* Start RECORDED DATA *
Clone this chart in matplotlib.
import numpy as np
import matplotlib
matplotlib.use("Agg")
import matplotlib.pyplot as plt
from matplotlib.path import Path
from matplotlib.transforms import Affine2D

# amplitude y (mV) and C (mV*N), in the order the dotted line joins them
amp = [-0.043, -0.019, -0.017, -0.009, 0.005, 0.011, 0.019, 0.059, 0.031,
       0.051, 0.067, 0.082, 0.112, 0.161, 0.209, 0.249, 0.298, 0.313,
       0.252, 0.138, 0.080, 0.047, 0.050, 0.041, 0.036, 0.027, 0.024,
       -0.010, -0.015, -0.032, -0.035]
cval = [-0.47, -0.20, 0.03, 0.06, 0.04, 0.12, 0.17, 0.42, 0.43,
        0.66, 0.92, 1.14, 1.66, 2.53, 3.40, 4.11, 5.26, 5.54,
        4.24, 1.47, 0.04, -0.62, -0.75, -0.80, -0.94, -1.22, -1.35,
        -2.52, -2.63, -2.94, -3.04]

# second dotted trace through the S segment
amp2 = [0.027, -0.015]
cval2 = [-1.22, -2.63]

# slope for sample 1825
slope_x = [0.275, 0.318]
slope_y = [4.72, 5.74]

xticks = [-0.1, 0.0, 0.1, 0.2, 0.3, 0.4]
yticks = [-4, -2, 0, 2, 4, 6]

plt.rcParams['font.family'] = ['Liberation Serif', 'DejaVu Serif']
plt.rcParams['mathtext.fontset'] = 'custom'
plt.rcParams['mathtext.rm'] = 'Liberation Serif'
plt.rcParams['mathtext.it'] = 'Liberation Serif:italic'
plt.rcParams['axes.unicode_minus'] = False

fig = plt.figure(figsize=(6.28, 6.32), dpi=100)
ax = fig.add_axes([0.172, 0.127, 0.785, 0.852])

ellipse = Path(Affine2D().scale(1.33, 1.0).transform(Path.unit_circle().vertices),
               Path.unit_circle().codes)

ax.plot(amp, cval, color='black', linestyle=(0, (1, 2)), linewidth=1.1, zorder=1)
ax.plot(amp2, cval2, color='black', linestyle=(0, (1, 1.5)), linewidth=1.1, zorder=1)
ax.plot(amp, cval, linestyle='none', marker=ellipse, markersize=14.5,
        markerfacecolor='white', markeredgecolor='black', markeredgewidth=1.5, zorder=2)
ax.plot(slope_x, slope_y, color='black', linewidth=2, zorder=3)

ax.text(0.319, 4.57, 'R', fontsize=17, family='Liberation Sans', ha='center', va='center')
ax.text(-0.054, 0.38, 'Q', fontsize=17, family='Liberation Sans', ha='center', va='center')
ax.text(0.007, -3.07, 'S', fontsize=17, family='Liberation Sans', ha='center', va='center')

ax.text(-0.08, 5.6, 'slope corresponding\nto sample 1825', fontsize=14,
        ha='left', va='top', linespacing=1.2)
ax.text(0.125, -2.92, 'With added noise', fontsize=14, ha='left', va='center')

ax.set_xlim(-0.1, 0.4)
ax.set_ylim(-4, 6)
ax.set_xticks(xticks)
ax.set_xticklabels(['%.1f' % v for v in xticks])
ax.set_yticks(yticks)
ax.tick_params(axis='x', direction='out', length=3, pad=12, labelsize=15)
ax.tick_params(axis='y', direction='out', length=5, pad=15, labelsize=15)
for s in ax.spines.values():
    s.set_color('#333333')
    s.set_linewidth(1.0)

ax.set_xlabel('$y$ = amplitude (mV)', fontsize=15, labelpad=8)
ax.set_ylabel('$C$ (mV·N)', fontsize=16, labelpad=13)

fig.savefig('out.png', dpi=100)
* End RECORDED DATA *
- DIRECTION: Return exactly the lines that run from the top of the listing above to the line containing "Path.unit_circle().codes)", please, keeping both end lines and leaving out everything else.

- RESULT:
Clone this chart in matplotlib.
import numpy as np
import matplotlib
matplotlib.use("Agg")
import matplotlib.pyplot as plt
from matplotlib.path import Path
from matplotlib.transforms import Affine2D

# amplitude y (mV) and C (mV*N), in the order the dotted line joins them
amp = [-0.043, -0.019, -0.017, -0.009, 0.005, 0.011, 0.019, 0.059, 0.031,
       0.051, 0.067, 0.082, 0.112, 0.161, 0.209, 0.249, 0.298, 0.313,
       0.252, 0.138, 0.080, 0.047, 0.050, 0.041, 0.036, 0.027, 0.024,
       -0.010, -0.015, -0.032, -0.035]
cval = [-0.47, -0.20, 0.03, 0.06, 0.04, 0.12, 0.17, 0.42, 0.43,
        0.66, 0.92, 1.14, 1.66, 2.53, 3.40, 4.11, 5.26, 5.54,
        4.24, 1.47, 0.04, -0.62, -0.75, -0.80, -0.94, -1.22, -1.35,
        -2.52, -2.63, -2.94, -3.04]

# second dotted trace through the S segment
amp2 = [0.027, -0.015]
cval2 = [-1.22, -2.63]

# slope for sample 1825
slope_x = [0.275, 0.318]
slope_y = [4.72, 5.74]

xticks = [-0.1, 0.0, 0.1, 0.2, 0.3, 0.4]
yticks = [-4, -2, 0, 2, 4, 6]

plt.rcParams['font.family'] = ['Liberation Serif', 'DejaVu Serif']
plt.rcParams['mathtext.fontset'] = 'custom'
plt.rcParams['mathtext.rm'] = 'Liberation Serif'
plt.rcParams['mathtext.it'] = 'Liberation Serif:italic'
plt.rcParams['axes.unicode_minus'] = False

fig = plt.figure(figsize=(6.28, 6.32), dpi=100)
ax = fig.add_axes([0.172, 0.127, 0.785, 0.852])

ellipse = Path(Affine2D().scale(1.33, 1.0).transform(Path.unit_circle().vertices),
               Path.unit_circle().codes)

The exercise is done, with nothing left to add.